2. Kondisi pasar, apakah permintaan pasar atas produk barang dan jasa yang hendak dijadikan tujuan investasi memiliki volume permintaan tinggi, sehingga menghadirkan skala ekonomi yang memadai untuk pengembalian investasi.
3. Keberadaan industri penunjang yang memungkinkan efektifitas proses produksi dan efisiensi biaya. Misal, perusahaan makanan dan minuman cenderung membutuhkan industri gula rafinasi yang dekat lokasi pabrik.
4. Dinamika kompetisi antar pelaku usaha di industri yang sama, termasuk kesehatan iklim kompetisinya. Misalnya, apakah kompetisi pasar bersifat bebas atau terjadi praktik oligopoli (persaingan tidak sempurna, Red) yang dikendalikan kartel tertentu.

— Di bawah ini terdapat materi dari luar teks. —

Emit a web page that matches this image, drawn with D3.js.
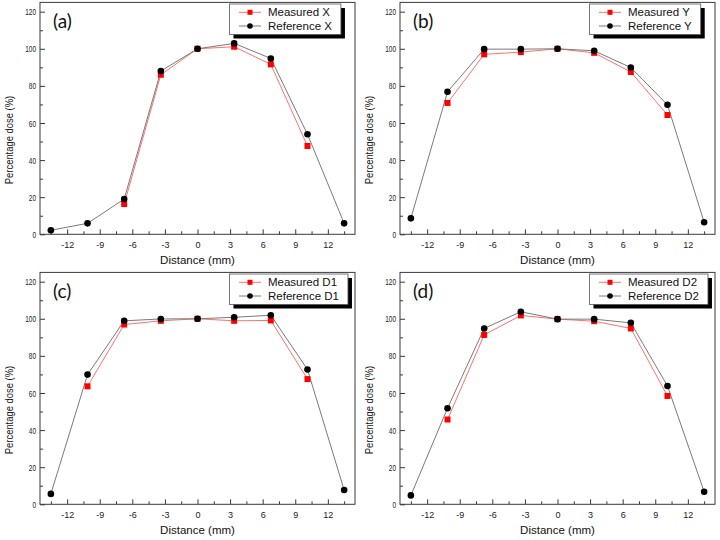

Sedangkan dari sisi investor menurut ahli strategi bisnis ini biasanya semua hal tadi akan diringkas dalam dua bagian singkat saja yaitu kemudahan perizinan berusaha yang terbebas dari praktik korupsi, seperti suap, pemerasan maupun gratifikasi. Kemudian tambah Ronny terkait keamanan berusaha, terbebas dari gangguan tidak relevan yang bisa saja hadir dari oknum birokrat, oknum penegak hukum, oknum serikat pekerja dan bahkan oknum masyarakat sekitar lokasi perusahaan.
Maka, demi menjaga iklim investasi di Jatim, Ronny berharap Pemerintah Provinsi (Pemprov) Jatim beserta seluruh jajaran pemerintahan vertikal dan horizontal sangat perlu untuk memberikan kepastian pada iklim yang kondusif, utamanya pada kemudahan perizinan berusaha yang terbebas dari praktik korupsi dan keamanan berusaha yang terbebas dari gangguan tidak relevan.
Dari sisi ketenagakerjaan, Ronny mengingatkan semakin banyak demo sangat berpotensi mendorong perusahaan untuk memindahkan fasilitas produksi ke lokasi lain yang lebih kondusif. Bahkan menurutnya bisa saja investor menarik kembali dananya untuk dipindahkan ke negara lain yang lebih atraktif
“Jadi, tanpa bermaksud menghalangi para pegiat ketenagakerjaan yang bermaksud melakukan demo masif, sangatlah perlu untuk mempertimbangkan frekuensi dan durasi tekanan yang diberikan,” pintanya.
Ahli ekonomi yang juga dikenal sebagai pegiat anti korupsi ini menggambarkan saat awal-awal terjadinya perang dagang antara AS dan RRT. Ia mencatat puluhan perusahaan AS yang hengkang dari RRT hanya sebagian kecil yang merelokasi fasilitas produksinya ke Indonesia.
“Sebab pada saat itu di mata investor, Indonesia sangat tidak atraktif dibanding beberapa negara tetangga,” pungkasnya.